Caramor - sailing around the world
Franco Ferrero / Kath Mcnulty
Tue 23 Oct 2018 18:40

35:18.9S 174:7.3E

From 26 miles out Franco could see Cape Brett lighthouse flashing. We would keep it to port. The rich earthy, sometimes smokey, smell coming off the land filled my nostrils and I breathed it in, greedily. I may no longer be a landlubber, but I’m certainly a land lover. The moon was full, like a big bright orange in the northern sky.

I checked the chart, we were approaching a small reef called Tikitiki Island. I scanned the night, and there it was, backlit by the moon, a large sea stack.

An hour had passed and the moon, now vermillion, was setting over the Purerua Peninsula. On the opposite side of Caramor, the sun was rising over Pukehuia Mountain on the Brett Peninsula. This was a proper sunrise, with yellows, oranges and blues, one you have time to appreciate, not like those tropical affairs where if you blink, you miss it.

So far, New Zealand was making a good impression.

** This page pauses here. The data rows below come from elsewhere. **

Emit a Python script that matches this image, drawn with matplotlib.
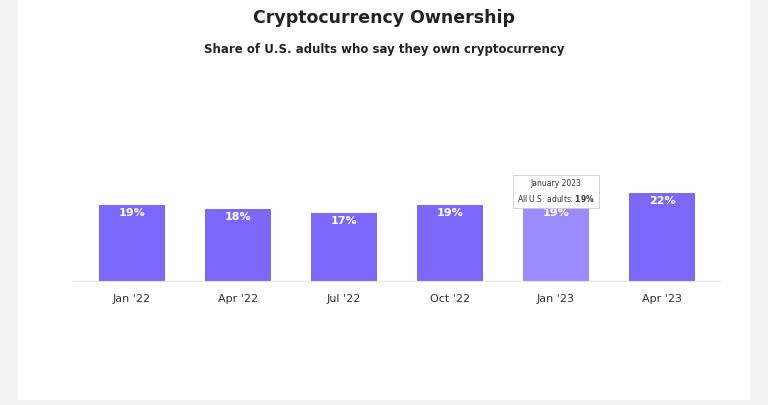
import matplotlib
matplotlib.use("Agg")
import matplotlib.pyplot as plt
from matplotlib.patches import Rectangle

categories = ["Jan '22", "Apr '22", "Jul '22", "Oct '22", "Jan '23", "Apr '23"]
values = [19, 18, 17, 19, 19, 22]
colors = ["#7B68FB", "#7B68FB", "#7B68FB", "#7B68FB", "#9B8AFC", "#7B68FB"]

W, H = 768, 405
fig = plt.figure(figsize=(W/100, H/100), dpi=100)
fig.patch.set_facecolor("#F2F2F2")
fig.add_artist(Rectangle((18/W, 5/H), (750-18)/W, 1-5/H, transform=fig.transFigure,
                         facecolor="white", edgecolor="none", zorder=0))

ax = fig.add_axes([73/W, 1-281/H, 647/W, 100/H])
ax.set_facecolor("none")
x = list(range(len(categories)))
ax.bar(x, values, width=0.63, color=colors, zorder=2)
ax.set_xlim(-0.557, 5.547)
ax.set_ylim(0, 25)
for i, v in enumerate(values):
    ax.text(i, v - 0.8, f"{v}%", ha="center", va="top", color="white",
            fontsize=8, fontweight="bold", zorder=3)
ax.set_xticks(x)
ax.set_xticklabels(categories, fontsize=8, color="#333333")
ax.tick_params(axis="x", length=0, pad=9)
ax.set_yticks([])
for s in ["top", "right", "left"]:
    ax.spines[s].set_visible(False)
ax.spines["bottom"].set_color("#E6E6E6")

# tooltip
ax.annotate("January 2023\nAll U.S. adults: $\\bf{19\\%}$", xy=(4, 19.2), xytext=(4, 22.3),
            ha="center", va="center", fontsize=5.5, color="#333333", linespacing=1.6,
            bbox=dict(boxstyle="square,pad=0.5", fc="white", ec="#CCCCCC", lw=0.6),
            zorder=5, annotation_clip=False)

fig.text(0.5, 1-18/H, "Cryptocurrency Ownership", ha="center", va="center",
         fontsize=12.5, fontweight="bold", color="#222222")
fig.text(0.5, 1-49/H, "Share of U.S. adults who say they own cryptocurrency", ha="center",
         va="center", fontsize=8.5, fontweight="bold", color="#222222")

fig.savefig("out.png", dpi=100, facecolor=fig.get_facecolor())
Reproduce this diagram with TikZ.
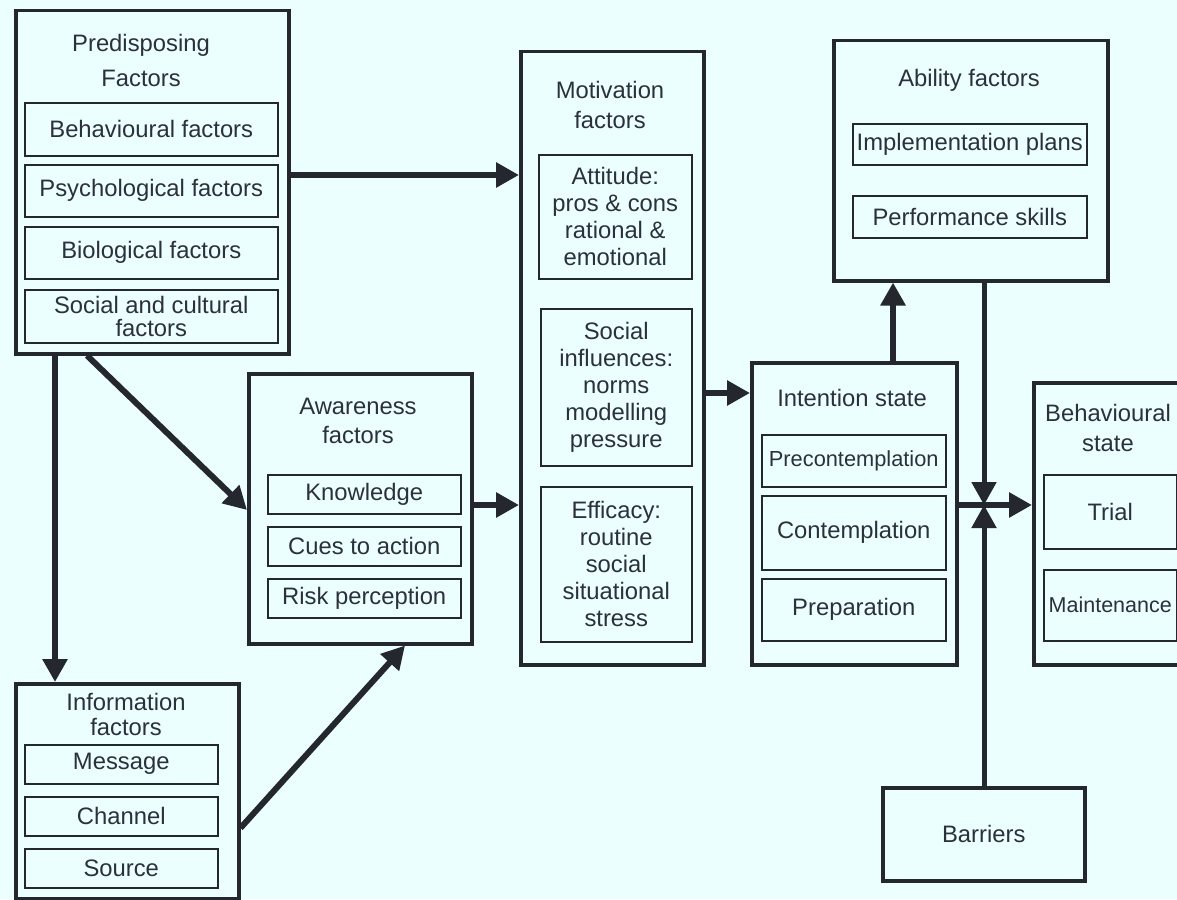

By 6am we were in the bay and approaching the limit of the harbour. Ahead were the lights of Paihia, a small town. We turned left up the river, dodged a car ferry and were soon tying up to the quarantine quay at the Bay of Islands Marina, in Opua. Fatty and Carolyn of Ganesh were waiting for us. They had started motoring earlier and had arrived the night before.

Thirty minutes later at 8:30, a dinghy pulled up alongside, it was Customs and Quarantine. It took all of 30 minutes for these friendly officers to sign us in. The only food we had to hand over was our remaining fresh produce (the cabbage and garlic) and the whole chickpeas and beans (they could germinate). We are guessing that fresh and frozen meat would also be taken but we didn’t have any. Split peas, dairy products (UHT or dried), dried and tinned food, including meat, oats, flour, rice, etc. were fine to bring in. We were asked for a receipt for the anti-fouling paint, which luckily we had, and for photographic evidence with dates of when we last painted Caramor’s keel (it has to be within a year) and the last time we scrubbed her bottom in Tonga (it has to be within 30 days). 

We now have a 6 month visa stamped into our passports and are looking forward to exploring. First though, we will do some cleaning and lots of sleeping.